The Death of Emily Dickinson

When Emily Dickinson fell into her final illness (Bright's Disease and its complicatons, most scholars think), she spent it in her tiny bed, in her tiny room, a few feet from the desk where she'd say and copied her poems, and pinned them into fascicles and stuffed the drawers with them. There isn't even, really, a day when you can see her illness began. Practical science,  in its current form, has an aversion to the boundless or the gradual. It wishes disease to fit into lab reports. Disease is not always like that - it can bea slow melting towards where death is in its most natural form, more like falling slowly to sleep than being knocked unconscious. There is the period of settling, the period of pondering, going over the day's events, then that strange dreamy half-state where you are half tethered to consciousness, and the tide of it pulls gently, gently, outward into sleep.

Emily had been to a few doctors, over the years. Her eyesight had been failing for a long time, and in fact, she'd been at some risk of going blind earlier in her life, and had had to make an uncomfortable, unsettling trip to the city to stay at a relative's while being treated by an oculist. But, by now, medicine had had its day. She was nursed by her sister, Lavinia. She wrote letter to friends. She slept a great deal. She felt awful. She almost certainly cried, though the record of this sort of thing is understandably scanty, kidney diseases aren't pleasant. She messed her sheets, she sweat a lot, suffered through fevers. And then, one day, in the Spring, she died.

It was in May. Emily loved the springtime, and in Massachussets, May is the crown of spring (though, to be fair, Emily's poetry shows a playful, familiar affection for March). It was warm enough, by then, that the windows would have been opened off and on, probably even more than normal to air the sick room. She would have smelled the dusty florals of the hawthorn hedge at the edge of her property, she would have smelled the rich balsam-pine smells of the trees next door, where her life-long best friend and sister-in-law lived, no doubt anxious to hear the news of her. Its a wet month, there, she may have smelled the rain. She probably, by then, was not seeing a great deal at all. Perhaps the robins came for her, as she'd written about before.

She was dressed in her own bedroom, and a white coffin was brought in to lie her in, set likely on sawhorses downstairs, in the hall. The Dickinson's gardeners, Irish I believe, would likely have been the ones to come and nail it shut.  They took it to the library, where they had a short funeral. Her long-time correspondent, Thomas Wentworth Higginson, read a poem by a different Emily: Emily Bronte. Of all those in the room, it is ironically possible that he knew her the least. Her sister-in-law wrote an obituary, that mentioned her legendary skills as a gardener.

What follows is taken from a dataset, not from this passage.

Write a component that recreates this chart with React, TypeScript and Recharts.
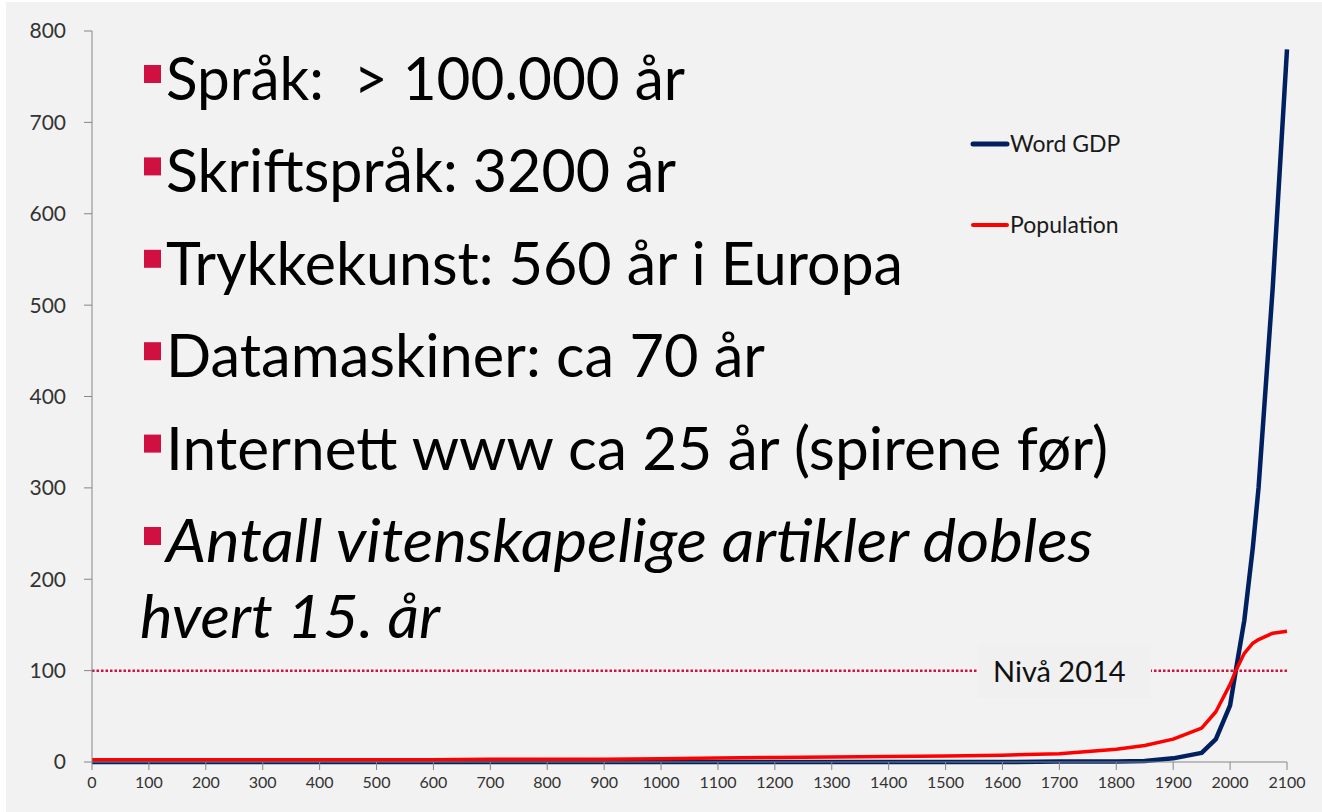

She specifically asked that the servants, with whom she had a close, personal relationship, carry her out the back door. They crossed a meadow. The grass in it would have been high by then, flecked with wildflowers, particularly buttercups. She lay in the box, her eyes set shut, her hands gently cradling flowers she had carefully requested before her death: heliotrope, lady's slipper, wild wood violets. The scent of the heliotrope, thick and vanilla probably slipped out the interstices of the wood. The grass would have swished against the walls, the buttercups tumbled pollen onto the wood. When they arrive at her plot, the pallbearers would have had the late leftovers, perhaps, of damp about their boots and trousers.

And that was that, they lowered her down, they dropped sod into the hole, and Emily's tiny limbs and white dress would, slowly, slowly begin to dissolve into the earth. I like to believe that someone sang over her. Perhaps it was just the birds.


Trapunto said...

All the Heliotrope I saw when I growing up in the desert was stunted, tired, and scorched. It doesn't thrive in that climate. Last year, in the middle of summer, I bought a large nursery flat of dying heliotrope for a few dollars and and planted it up the bank in front of my house. For some reason the plants immediately grew huge and bloomed profusely. I remember the day I first noticed that amazing smell in the front yard. It pretty much bowled me over, and I started stalking it--at first everywhere but the bank, because until then I had not even known heliotrope had a scent.

Emily Dickinson must have liked intense purple.

Jason Gignac said...

Ms Trapunto - "We like March, his shoes are purple,
He is new and high;
Makes he mud for dog and peddler,
Makes he forest dry;
Knows the adder's tongue his coming,
And begets her spot.
Stands the sun so close and mighty
That our minds are hot.
News is he of all the others;
Bold it were to die
With the blue-birds buccaneering
On his British sky."

Vishy said...

Beautiful post! Made me cry.

Jason Gignac said...

Ms Vishy - Thank you, its kind of you to say so! Thanks for dropping by :).

Richard S. Davis said...

Ah, master poet! Sweet lady! How much my heart longs to have met her! Being a poet myself I think that Emily and I would have had much to talk about and hopefully we would have become close friends. Thanks for a beautifully poignant account of Emily's departure from this life.